Davi Lago analisa a questão em seu livro “Brasil polifônico: Os evangélicos e as estruturas de poder”

Por Davi Lago em Brasil polifônico

O Estado Democrático de Direito, como o Brasil, estabelece os limites do poder, deixa espaço para a cooperação das instituições religiosas com órgãos públicos na forma da lei, e vice-versa, e garante as liberdades religiosas sob o fundamento da laicidade.

A sedimentação dessa liberdade religiosa é muito clara na lei brasileira. Embora o Estado seja distinto das instituições religiosas, a Constituição prevê a cooperação entre as duas esferas pelo bem público. O Artigo 19º da Constituição Federal de 1988 veda que o Estado assuma uma religião para si ou atrapalhe alguma religião de se desenvolver no corpo social, proibindo a formação de “relações de dependência ou aliança” entre cultos religiosos ou igrejas. Contudo, deixa a ressalva de que “na forma da lei” é possível a “colaboração de interesse público”.

A liberdade religiosa abrange conceitos de liberdade de crença, de culto e de organização religiosa. O Artigo 5º da Constituição determina:

Todos são iguais perante a lei, sem distinção de qualquer natureza, garantindo-se aos brasileiros e aos estrangeiros residentes no País a inviolabilidade do direito à vida, à liberdade, à igualdade, à segurança e à propriedade, nos termos seguintes: […] VI — é inviolável a liberdade de consciência e de crença, sendo assegurado o livre exercício dos cultos religiosos e garantida, na forma da lei, a proteção aos locais de culto e a suas liturgias; VII — é assegurada, nos termos da lei, a prestação de assistência religiosa nas entidades civis e militares de internação coletiva; VIII — ninguém será privado de direitos por motivo de crença religiosa ou de convicção filosófica ou política, salvo se as invocar para eximir-se de obrigação legal a todos imposta e recusar-se a cumprir prestação alternativa, fixada em lei.

A laicidade do Estado não é nomeada explicitamente, mas está obviamente implícita no texto constitucional. Ela é a base filosófica do regime de liberdade religiosa. O Estado laico é aquele que se situa fora de toda obediência religiosa e deixa no setor privado as atividades confessionais.

A laicidade não deve ser confundida com o laicismo, que é a laicidade transformada em ideologia. O laicismo assume uma postura semelhante ao secularismo, ao ateísmo militante, de combate e perseguição às religiões. Definitivamente, o Estado democrático de direito brasileiro não é um estado laicista, pois a Constituição garante não só a liberdade religiosa, como prevê cooperação entre o aparato estatal e cultos e igrejas, na forma da lei. […].

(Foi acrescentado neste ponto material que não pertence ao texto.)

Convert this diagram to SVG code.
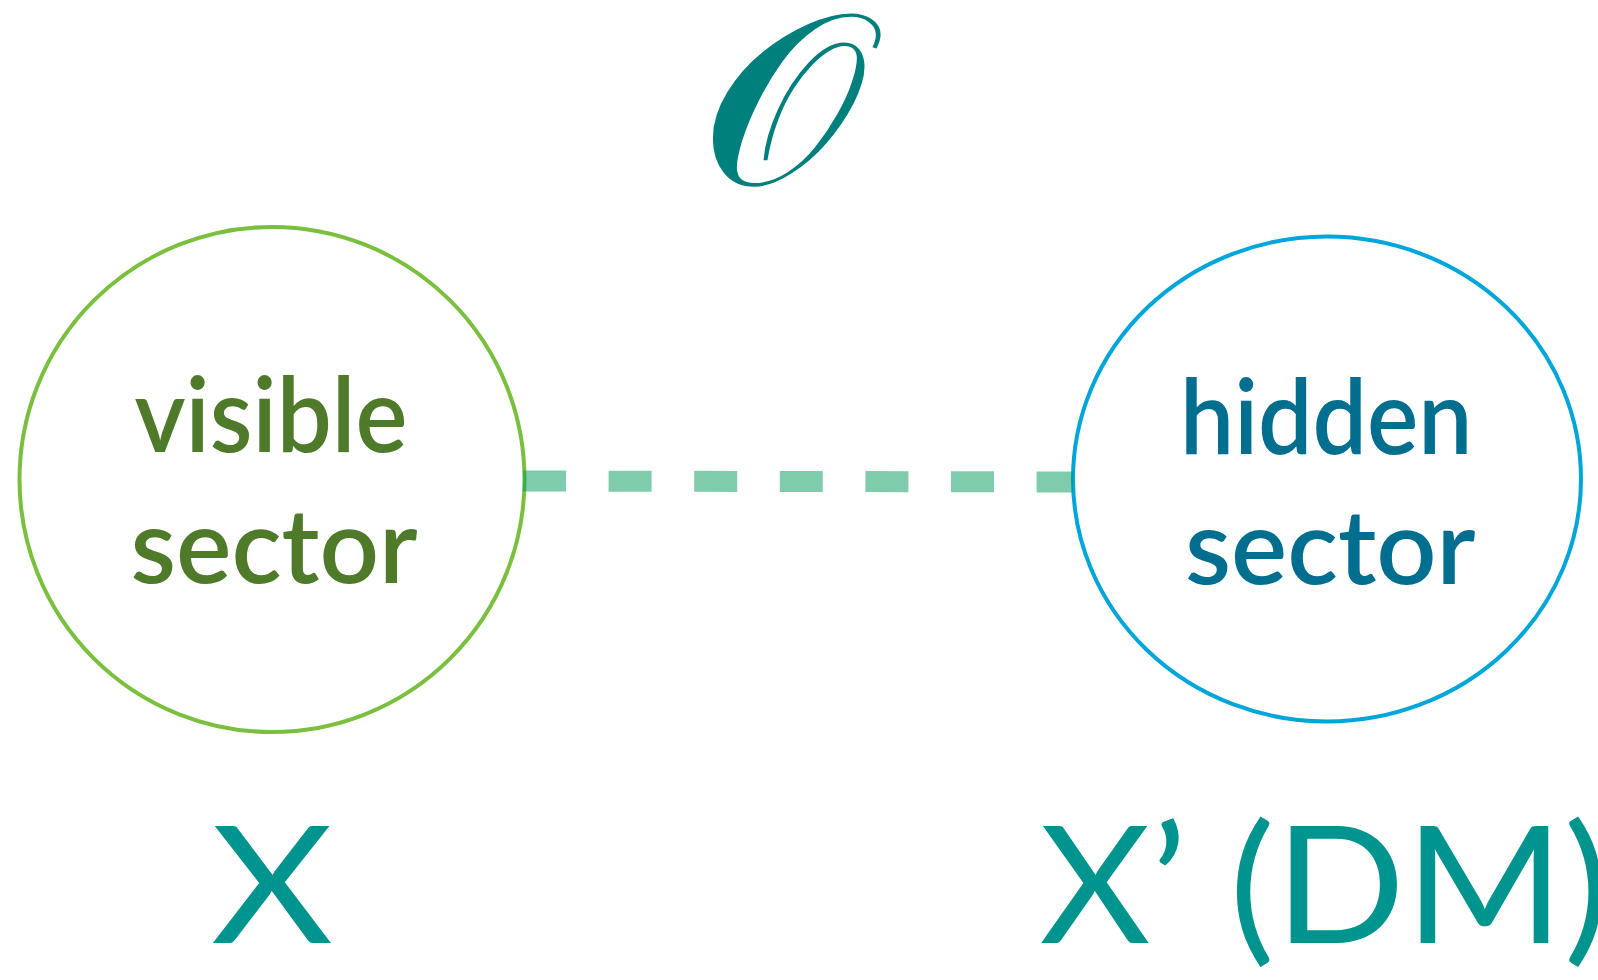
<svg xmlns="http://www.w3.org/2000/svg" width="1598" height="980" viewBox="0 0 1598 980">
  <style>
    .node { fill: #ffffff; stroke-width: 4; }
    .lbl { font-family: Lato, "Open Sans", "Liberation Sans", sans-serif; font-size: 104px; font-weight: 600; }
    .var { font-family: Lato, "Open Sans", "Liberation Sans", sans-serif; font-size: 163px; fill: #00948F; }
    .conn { stroke: #009A5A; stroke-opacity: 0.5; stroke-width: 21; stroke-dasharray: 43 42.6; fill: none; }
  </style>
  <rect x="0" y="0" width="1598" height="980" fill="#ffffff"/>
  <g id="operator">
    <text x="782" y="184" text-anchor="middle" font-family="DejaVu Serif, 'Liberation Serif', serif" font-size="242" fill="#00807D" transform="translate(782,0) scale(1.09,1) translate(-782,0)">𝒪</text>
  </g>
  <g id="visible">
    <circle class="node" cx="272" cy="479.5" r="252.5" stroke="#7BBF3F"/>
    <text class="lbl" fill="#4E7A2A" x="134.5" y="451.5" textLength="273" lengthAdjust="spacingAndGlyphs">visible</text>
    <text class="lbl" fill="#4E7A2A" x="130.5" y="583" textLength="287" lengthAdjust="spacingAndGlyphs">sector</text>
  </g>
  <g id="hidden">
    <ellipse class="node" cx="1327" cy="479" rx="254" ry="242.5" stroke="#00A6DA"/>
    <text class="lbl" fill="#006E8E" x="1180" y="453.5" textLength="292.5" lengthAdjust="spacingAndGlyphs">hidden</text>
    <text class="lbl" fill="#006E8E" x="1185" y="584" textLength="290.5" lengthAdjust="spacingAndGlyphs">sector</text>
  </g>
  <g id="connectors">
    <line class="conn" x1="523" y1="481" x2="1073" y2="482"/>
  </g>
  <g id="label-x">
    <text class="var" x="211" y="942.7" textLength="122" lengthAdjust="spacingAndGlyphs">X</text>
  </g>
  <g id="label-xprime">
    <text class="var" x="1039.5" y="942.7" textLength="570" lengthAdjust="spacingAndGlyphs">X’ (DM)</text>
  </g>
</svg>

A liberdade religiosa é uma liberdade pública que também abrange, por exemplo, as liberdades de vida privada, locomoção, opinião, comunicação, ensino e reunião. Certas aplicações da liberdade são secundárias em comparação a outras. Além disso, a jurisprudência mostra que há setores nos quais a liberdade é contestada e ameaçada mais do que em outros, especialmente pelo poder.

Nesse caso, surge a necessidade de uma proteção reforçada. É importante, ainda, frisar que todas as liberdades públicas se relacionam, se complementam e dialogam transversalmente, sendo que todas as suas modalidades decorrem de uma única liberdade global, que emana da dignidade da pessoa humana.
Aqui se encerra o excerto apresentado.